↓

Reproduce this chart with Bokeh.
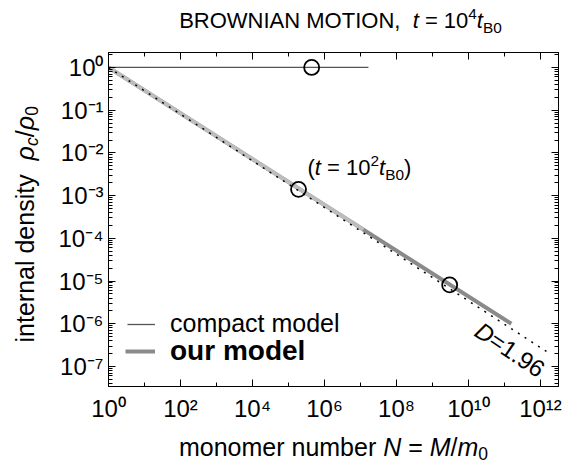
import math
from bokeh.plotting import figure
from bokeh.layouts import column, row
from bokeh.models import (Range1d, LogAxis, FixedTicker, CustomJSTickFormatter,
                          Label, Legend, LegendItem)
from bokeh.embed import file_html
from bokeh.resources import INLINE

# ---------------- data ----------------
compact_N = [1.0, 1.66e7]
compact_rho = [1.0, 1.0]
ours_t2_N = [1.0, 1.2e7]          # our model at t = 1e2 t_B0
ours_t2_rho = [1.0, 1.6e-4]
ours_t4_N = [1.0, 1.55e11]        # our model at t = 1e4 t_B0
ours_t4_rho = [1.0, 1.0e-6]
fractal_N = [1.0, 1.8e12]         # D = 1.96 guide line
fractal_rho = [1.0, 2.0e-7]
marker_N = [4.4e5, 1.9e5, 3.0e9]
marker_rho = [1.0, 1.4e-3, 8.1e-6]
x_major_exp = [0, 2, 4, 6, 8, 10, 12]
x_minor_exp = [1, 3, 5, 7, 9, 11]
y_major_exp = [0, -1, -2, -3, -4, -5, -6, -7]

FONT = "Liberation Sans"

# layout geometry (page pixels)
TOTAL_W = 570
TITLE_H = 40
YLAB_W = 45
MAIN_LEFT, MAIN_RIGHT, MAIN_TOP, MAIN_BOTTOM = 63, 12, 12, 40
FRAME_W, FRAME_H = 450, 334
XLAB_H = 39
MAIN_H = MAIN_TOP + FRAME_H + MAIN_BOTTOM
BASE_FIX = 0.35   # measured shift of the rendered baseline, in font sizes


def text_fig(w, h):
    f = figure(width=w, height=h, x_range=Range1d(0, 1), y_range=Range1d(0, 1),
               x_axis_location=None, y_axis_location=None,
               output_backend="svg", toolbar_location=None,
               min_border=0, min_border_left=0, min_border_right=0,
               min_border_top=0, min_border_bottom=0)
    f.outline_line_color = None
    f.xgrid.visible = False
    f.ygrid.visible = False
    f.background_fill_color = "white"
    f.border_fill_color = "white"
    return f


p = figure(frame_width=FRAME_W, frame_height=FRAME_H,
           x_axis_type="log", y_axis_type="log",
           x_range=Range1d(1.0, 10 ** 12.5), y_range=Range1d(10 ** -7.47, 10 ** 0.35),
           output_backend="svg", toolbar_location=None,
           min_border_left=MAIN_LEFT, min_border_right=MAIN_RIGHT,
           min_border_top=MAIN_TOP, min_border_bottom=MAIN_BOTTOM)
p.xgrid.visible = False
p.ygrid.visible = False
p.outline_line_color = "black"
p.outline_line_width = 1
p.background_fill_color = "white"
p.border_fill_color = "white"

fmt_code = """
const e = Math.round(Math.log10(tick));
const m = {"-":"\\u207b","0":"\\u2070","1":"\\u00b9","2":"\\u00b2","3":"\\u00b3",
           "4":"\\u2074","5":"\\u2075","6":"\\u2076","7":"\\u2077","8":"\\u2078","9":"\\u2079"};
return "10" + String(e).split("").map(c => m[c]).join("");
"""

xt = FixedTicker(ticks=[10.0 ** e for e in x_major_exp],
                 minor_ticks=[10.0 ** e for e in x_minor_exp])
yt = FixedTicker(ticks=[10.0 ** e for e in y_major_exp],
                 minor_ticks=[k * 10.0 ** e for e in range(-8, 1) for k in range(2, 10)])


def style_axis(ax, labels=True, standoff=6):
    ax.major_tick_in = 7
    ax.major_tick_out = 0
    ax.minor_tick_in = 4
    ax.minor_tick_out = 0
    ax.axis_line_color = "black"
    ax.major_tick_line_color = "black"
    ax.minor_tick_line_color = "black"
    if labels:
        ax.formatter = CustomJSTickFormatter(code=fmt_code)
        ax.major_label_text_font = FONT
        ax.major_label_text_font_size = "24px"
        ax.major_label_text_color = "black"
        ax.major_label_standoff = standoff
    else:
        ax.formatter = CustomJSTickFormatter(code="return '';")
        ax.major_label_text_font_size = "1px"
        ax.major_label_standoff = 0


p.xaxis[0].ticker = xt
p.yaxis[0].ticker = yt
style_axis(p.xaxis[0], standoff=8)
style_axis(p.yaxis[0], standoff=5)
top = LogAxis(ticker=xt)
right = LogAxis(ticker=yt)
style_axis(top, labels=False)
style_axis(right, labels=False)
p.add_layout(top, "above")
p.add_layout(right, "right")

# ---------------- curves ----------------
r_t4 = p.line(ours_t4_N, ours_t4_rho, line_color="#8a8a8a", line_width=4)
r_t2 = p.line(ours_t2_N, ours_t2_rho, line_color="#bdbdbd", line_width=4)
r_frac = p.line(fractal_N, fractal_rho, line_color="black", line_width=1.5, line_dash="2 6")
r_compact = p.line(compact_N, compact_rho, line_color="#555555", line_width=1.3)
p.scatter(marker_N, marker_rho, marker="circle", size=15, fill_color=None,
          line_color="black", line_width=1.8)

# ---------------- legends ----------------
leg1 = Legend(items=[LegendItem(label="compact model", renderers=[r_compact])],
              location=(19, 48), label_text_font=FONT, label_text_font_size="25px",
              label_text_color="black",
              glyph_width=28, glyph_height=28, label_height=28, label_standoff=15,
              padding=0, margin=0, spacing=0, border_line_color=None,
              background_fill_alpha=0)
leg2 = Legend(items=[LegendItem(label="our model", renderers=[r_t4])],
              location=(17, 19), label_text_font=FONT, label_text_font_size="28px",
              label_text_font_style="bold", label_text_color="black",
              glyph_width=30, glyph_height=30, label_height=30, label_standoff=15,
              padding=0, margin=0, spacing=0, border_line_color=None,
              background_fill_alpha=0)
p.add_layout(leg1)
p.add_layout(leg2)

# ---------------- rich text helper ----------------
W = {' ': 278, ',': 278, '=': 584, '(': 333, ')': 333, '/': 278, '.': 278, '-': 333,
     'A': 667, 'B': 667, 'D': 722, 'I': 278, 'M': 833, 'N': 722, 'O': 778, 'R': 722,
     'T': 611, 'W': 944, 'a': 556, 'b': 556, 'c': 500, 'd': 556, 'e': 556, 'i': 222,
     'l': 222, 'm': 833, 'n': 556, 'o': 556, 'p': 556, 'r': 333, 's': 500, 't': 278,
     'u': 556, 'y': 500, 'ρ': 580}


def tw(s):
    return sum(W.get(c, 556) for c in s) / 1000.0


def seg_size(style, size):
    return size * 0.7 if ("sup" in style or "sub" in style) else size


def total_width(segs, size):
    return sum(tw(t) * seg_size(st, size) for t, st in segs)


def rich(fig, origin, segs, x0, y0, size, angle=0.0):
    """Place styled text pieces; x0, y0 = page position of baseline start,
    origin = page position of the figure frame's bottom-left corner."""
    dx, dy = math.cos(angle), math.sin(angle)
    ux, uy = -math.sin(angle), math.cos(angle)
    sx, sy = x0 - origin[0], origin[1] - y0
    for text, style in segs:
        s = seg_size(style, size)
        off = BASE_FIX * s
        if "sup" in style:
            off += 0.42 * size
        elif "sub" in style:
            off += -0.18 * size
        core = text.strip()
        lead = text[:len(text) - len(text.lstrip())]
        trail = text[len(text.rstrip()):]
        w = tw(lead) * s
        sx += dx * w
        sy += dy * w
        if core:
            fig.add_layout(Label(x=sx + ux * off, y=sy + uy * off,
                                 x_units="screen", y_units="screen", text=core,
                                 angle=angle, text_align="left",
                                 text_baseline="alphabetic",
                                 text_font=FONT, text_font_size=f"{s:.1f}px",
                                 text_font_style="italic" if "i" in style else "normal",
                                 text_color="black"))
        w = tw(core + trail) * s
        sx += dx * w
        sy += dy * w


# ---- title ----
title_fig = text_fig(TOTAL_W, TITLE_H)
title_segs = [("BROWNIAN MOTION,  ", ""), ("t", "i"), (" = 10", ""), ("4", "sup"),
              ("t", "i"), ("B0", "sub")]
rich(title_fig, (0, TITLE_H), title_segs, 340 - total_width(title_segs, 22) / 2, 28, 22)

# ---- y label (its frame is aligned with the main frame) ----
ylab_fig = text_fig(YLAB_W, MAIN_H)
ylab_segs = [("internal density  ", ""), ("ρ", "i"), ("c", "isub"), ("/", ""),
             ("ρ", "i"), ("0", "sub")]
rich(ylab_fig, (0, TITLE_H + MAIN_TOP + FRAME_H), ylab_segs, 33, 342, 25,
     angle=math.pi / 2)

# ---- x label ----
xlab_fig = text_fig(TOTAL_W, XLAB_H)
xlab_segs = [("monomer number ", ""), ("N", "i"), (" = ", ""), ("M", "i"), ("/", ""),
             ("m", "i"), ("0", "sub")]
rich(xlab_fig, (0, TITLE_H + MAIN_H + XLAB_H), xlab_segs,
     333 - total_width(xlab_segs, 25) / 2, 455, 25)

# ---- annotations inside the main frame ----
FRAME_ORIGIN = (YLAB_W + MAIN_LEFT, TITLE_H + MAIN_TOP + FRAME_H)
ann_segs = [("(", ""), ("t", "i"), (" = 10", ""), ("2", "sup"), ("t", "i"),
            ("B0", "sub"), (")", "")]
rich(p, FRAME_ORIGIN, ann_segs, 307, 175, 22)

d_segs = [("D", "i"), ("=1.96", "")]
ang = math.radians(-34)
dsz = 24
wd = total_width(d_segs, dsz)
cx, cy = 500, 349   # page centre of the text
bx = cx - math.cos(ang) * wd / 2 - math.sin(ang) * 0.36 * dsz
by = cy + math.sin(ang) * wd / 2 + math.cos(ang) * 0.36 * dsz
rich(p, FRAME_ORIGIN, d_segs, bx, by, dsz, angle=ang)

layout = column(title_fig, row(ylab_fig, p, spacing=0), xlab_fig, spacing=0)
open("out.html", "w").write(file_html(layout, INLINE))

↑

* [PROBLEM DESCRIPTION] Your task is to restate word for word the lines from the top of the data to the line containing "from bokeh.resources import INLINE", both ends included, with every picture left out.

* [TASK SOLUTION]
Reproduce this chart with Bokeh.
import math
from bokeh.plotting import figure
from bokeh.layouts import column, row
from bokeh.models import (Range1d, LogAxis, FixedTicker, CustomJSTickFormatter,
                          Label, Legend, LegendItem)
from bokeh.embed import file_html
from bokeh.resources import INLINE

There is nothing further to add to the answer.